Ей была ненавистна сама величина единых средних школ, которые раз в десять превосходили размерами традиционную школу. Она всегда питала неприязнь ко всему большому: к большим бюрократическим аппаратам, большим зданиям, большим свитам. «Величина сама по себе внушала ей опаску, потому что большие организации живут своей собственной жизнью, — пояснял Пайл {23}. — В сущности, она не могла контролировать их с такой же легкостью, как малые организации». Помимо всего прочего, она считала, что многие из предметов, преподаваемых в единых средних школах, совершенно не нужны. Держаться основных дисциплин и преподавать их хорошо — таков был ее девиз. Но ее нелюбовь к единым средним школам имела и еще одну, более личную причину. Сама будучи детищем системы грамматических школ, она ценила ее, в частности, за внимание, которое уделялось учащимся в маленьких классах. Поэтому она не собиралась сложа руки наблюдать за тем, как ликвидируется система, которая открыла перед ней путь наверх.

Там, где школьная администрация, родители и члены местных советов стояли за единые средние школы, она соглашалась и не шла против течения. Какой бы противницей этих школ ни была она в принципе, она утвердила 95 процентов из поданных ей 2765 просьб о переходе к таким школам. Но если против перехода возражали родители, к их пожеланиям она прислушивалась в первую очередь. И такие ее решения привлекали больше внимания. Ее обвиняли в элитаризме, называли замшелой реакционеркой и ретроградкой, вознамерившейся не допустить бедняков в хорошие школы. Когда она принялась защищать свою линию, выступая перед членами крайне политизированного Национального союза учителей, сотни слушателей в знак протеста покинули зал. Это ее не обескуражило. Она никогда не скрывала своей антипатии к профсоюзам. Ведь профсоюзы, по твердому ее убеждению, подавляют человеческую личность. На возрастающие гневные протесты общественности она реагировала так, как всегда реагировала на превратности судьбы: упрямо наклоняла голову и продолжала гнуть свое.

Спор вокруг единых средних школ, выплеснувшийся на страницы газет и журналов, в конце концов отошел на задний план, после того как Тэтчер вновь поставила себя под удар критики и дала повод для новой перепалки. Хит пришел к власти, пообещав избирателям сократить государственные расходы, и запланировал урезать свой первый бюджет на 700 миллионов долларов. И Тэтчер ничего не оставалось, как соответственно сокращать расходы министерства образования. Она отклонила несколько предложений о сокращении бюджетных расходов, и в частности предложение о введении платы за пользование библиотеками Ее отец считал публичную библиотеку своим университетом.
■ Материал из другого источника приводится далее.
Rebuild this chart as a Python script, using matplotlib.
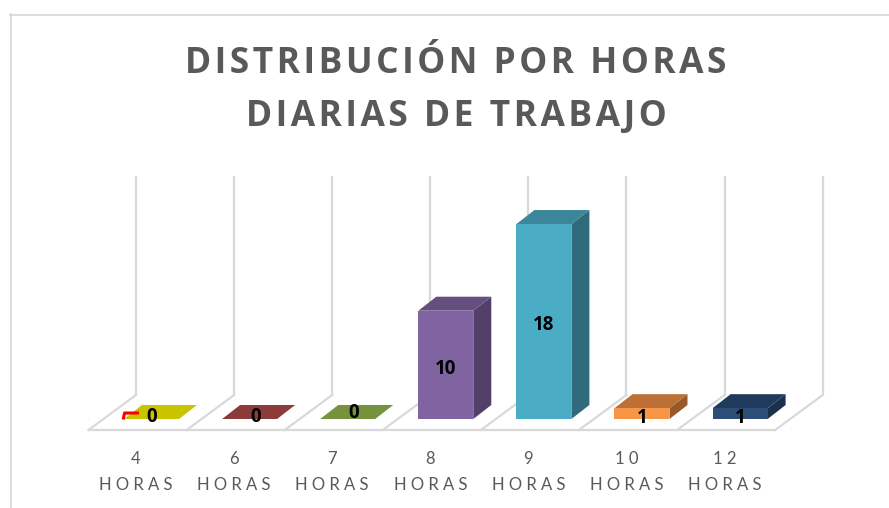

Помешать кому либо пользоваться библиотекой, как и он, бесплатно она не желала, но от каких-то расходов необходимо было отказаться. Тэтчер решила сэкономить 19 миллионов долларов, отменив программу бесплатного питания молоком учеников начальных школ в возрасте от семи до одиннадцати лет. Поскольку для детей малоимущих родителей делалось исключение, то у Тэтчер было разумное объяснение этой акции:

«Я исходила из того, что большинство родителей способно заплатить за молоко для своих детей и что задача государства состоит в предоставлении таких вещей, за которые они заплатить не могут, — скажем, новых начальных школ». Лейбористское правительство Вильсона, указывала она, отменило бесплатное питание молоком учащихся средних школ, что почти не встретило противодействия. «Важно было защитить само образование — как раз это мы и сделали», — заявила она.
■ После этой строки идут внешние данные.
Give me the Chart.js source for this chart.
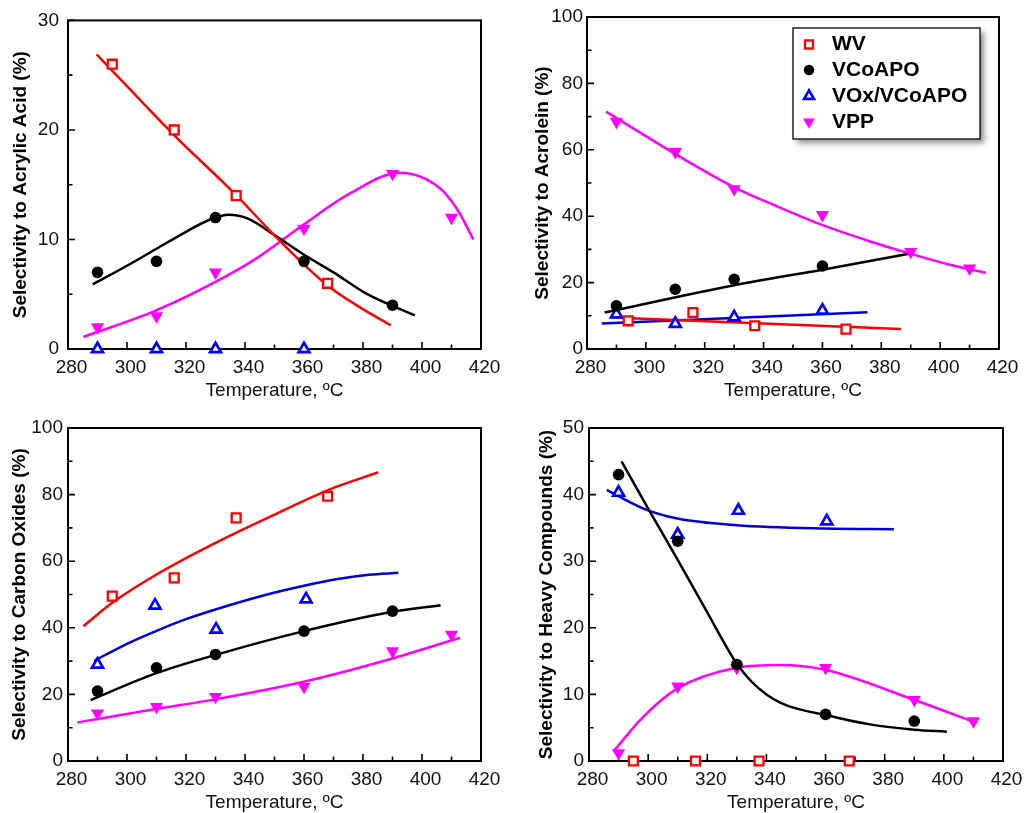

Объяснение мало ей помогло. Общественность пришла в негодование. Противники этой меры утверждали, что она приведет к троекратному увеличению количества детей с недостатком кальция, и начали обдумывать способы обойти ее. После того как некоторые администраторы объявили о своем намерении оплачивать покупку молока за счет налогов на недвижимость, правительство поспешно приняло закон о недопустимости таких шагов. Мертир-Тидвил, шахтерский город в Уэльсе, продолжал раздачу бесплатного молока всем учащимся, ссылаясь на то, что горожане и без того слишком хорошо знакомы с недоеданием и рахитом. Бунт утих после того, как правительство, проявив несговорчивость, заявило, что по счету за молоко в размере 5000 долларов за каждый учебный триместр придется платить из своего кармана самим членам городского совета.
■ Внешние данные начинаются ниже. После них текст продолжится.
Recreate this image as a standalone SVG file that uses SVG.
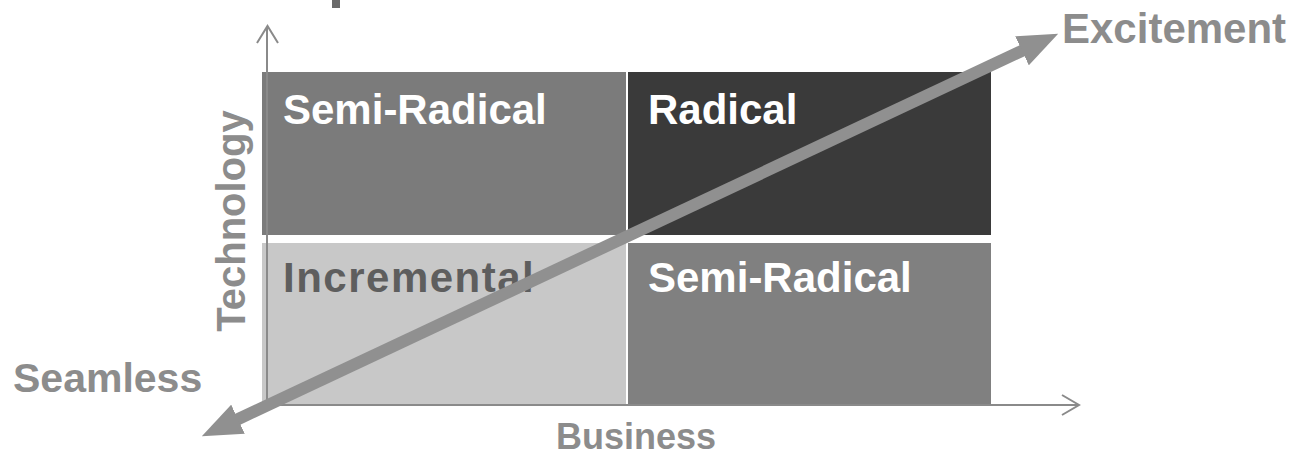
<svg xmlns="http://www.w3.org/2000/svg" width="1293" height="456" viewBox="0 0 1293 456">
<style>
.lbl{font-family:"Liberation Sans",Arial,sans-serif;font-weight:bold;font-size:42px}
.white{fill:#ffffff}
.axis-t{fill:#8c8c8c}
.axis{stroke:#8a8a8a;stroke-width:2;fill:none}
.diag{stroke:#909090;stroke-width:12;fill:none}
</style>
<defs>
<marker id="head" viewBox="0 0 40 32" refX="2" refY="16" markerWidth="40" markerHeight="32" markerUnits="userSpaceOnUse" orient="auto-start-reverse">
<path d="M0,0 L40,16 L0,32 z" fill="#909090"/>
</marker>
</defs>
<rect width="1293" height="456" fill="#ffffff"/>
<rect x="332" y="0" width="8" height="8" fill="#6a6a6a"/>
<g id="q-semi-radical-top">
<rect x="262" y="72" width="364" height="163" fill="#7b7b7b"/>
<text class="lbl white" x="283" y="124">Semi-Radical</text>
</g>
<g id="q-radical">
<rect x="628" y="72" width="363" height="163" fill="#3a3a3a"/>
<text class="lbl white" x="648" y="124">Radical</text>
</g>
<g id="q-incremental">
<rect x="262" y="243" width="364" height="162" fill="#c8c8c8"/>
<text class="lbl" x="283" y="292" fill="#5e5e5e" letter-spacing="1.5">Incremental</text>
</g>
<g id="q-semi-radical-bottom">
<rect x="628" y="243" width="363" height="162" fill="#808080"/>
<text class="lbl white" x="648" y="292">Semi-Radical</text>
</g>
<g id="connectors">
<path class="axis" d="M267,405 L267,27"/>
<path class="axis" d="M257,43 L267.5,26 L278,43"/>
<path class="axis" d="M262,405 L1079,405"/>
<path class="axis" d="M1062,395 L1079,405 L1062,415"/>
<path class="diag" d="M236.2,420 L1023.8,50" marker-start="url(#head)" marker-end="url(#head)"/>
</g>
<g id="labels">
<text class="lbl axis-t" x="1062" y="43">Excitement</text>
<text class="lbl axis-t" x="13" y="392" style="font-size:41px">Seamless</text>
<text class="lbl axis-t" x="636" y="449" text-anchor="middle" style="font-size:36px">Business</text>
<text class="lbl axis-t" transform="translate(245,221) rotate(-90)" text-anchor="middle" style="font-size:40px">Technology</text>
</g>
</svg>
По всей Англии на улицы вышли демонстранты, они выкрикивали: «Тэтчер — милк снэтчер!» В парламенте и в печати ее клеймили как мать, отнимающую молоко у младенцев. Тот факт, что эту политическую меру осуществляла женщина, как видно, еще больше разжигал страсти. Тэтчер не давали говорить на общественных собраниях, заглушая ее слова громкими криками. В одной школе учащиеся отказались принять из ее рук награды. В Ливерпуле слушатели забросали ее строительным мусором, заставив сойти с трибуны. Она укрылась в доме одного парламентария-ливерпульца. Жена парламентария спросила, как прошло ее выступление.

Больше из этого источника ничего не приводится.